Mount Haffner
Language of origin English language
Feature Type:Mount - Variation of Mountain: Mass of land prominently elevated above the surrounding terrain, bounded by steep slopes and rising to a summit and/or peaks. ["Mount" preceding the name usually indicates that the feature is named after a person.]
Status: Official
Name Authority: BC Geographical Names Office
Relative Location: E side of Vermillion Pass, N end Kootenay National Park, Kootenay Land District
Latitude-Longitude: 51°08'51"N, 116°05'11"W at the approximate centre of this feature.
Datum: WGS84
NTS Map: 82N/1
Origin Notes and History:

Adopted 6 December 1921 by the Geographic Board of Canada; confirmed in the 18th Report, 31 March 1924.

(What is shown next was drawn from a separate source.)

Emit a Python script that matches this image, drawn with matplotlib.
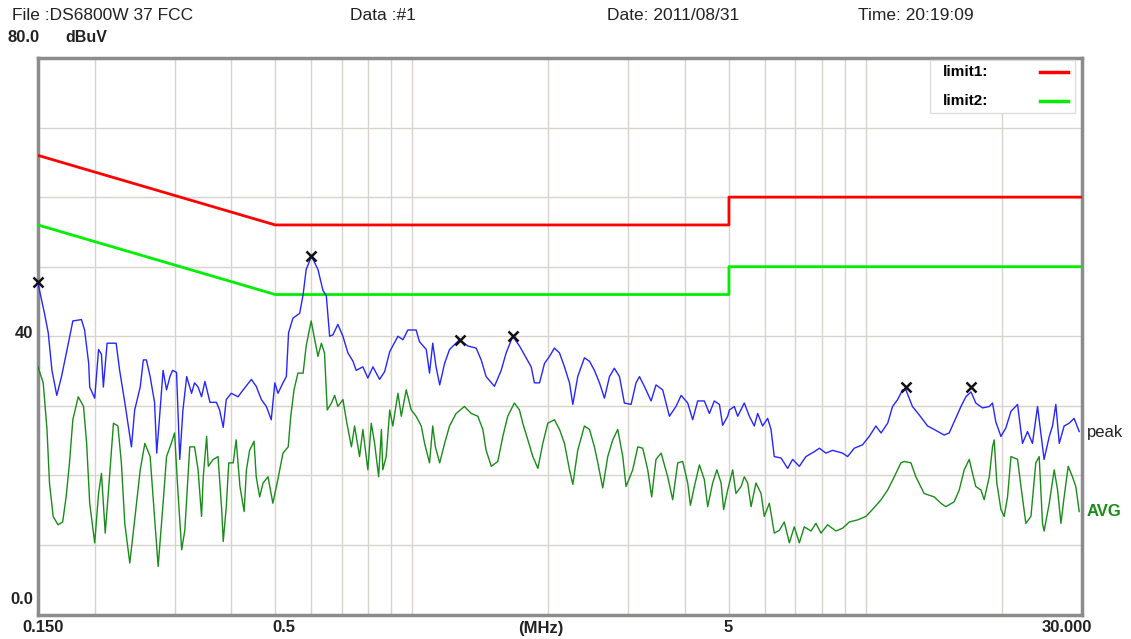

Source: BC place name cards, or correspondence to/from BC's Chief Geographer or BC Geographical Names Office

After Lieutenant Harry John Alexander Haffner, who had made the first surveys of the Banff-Windermere Motor Road (date not cited). He went overseas with the 8th Field Company of the Canadian Engineers in the spring on 1915, and died of wounds received on the battlefield 30 May 1916, age 35; buried at Brandhoek Military Cemetery, Ieper, Belgium, grave I. J. 9A. Survived by his father, John Haffner, Winnipeg.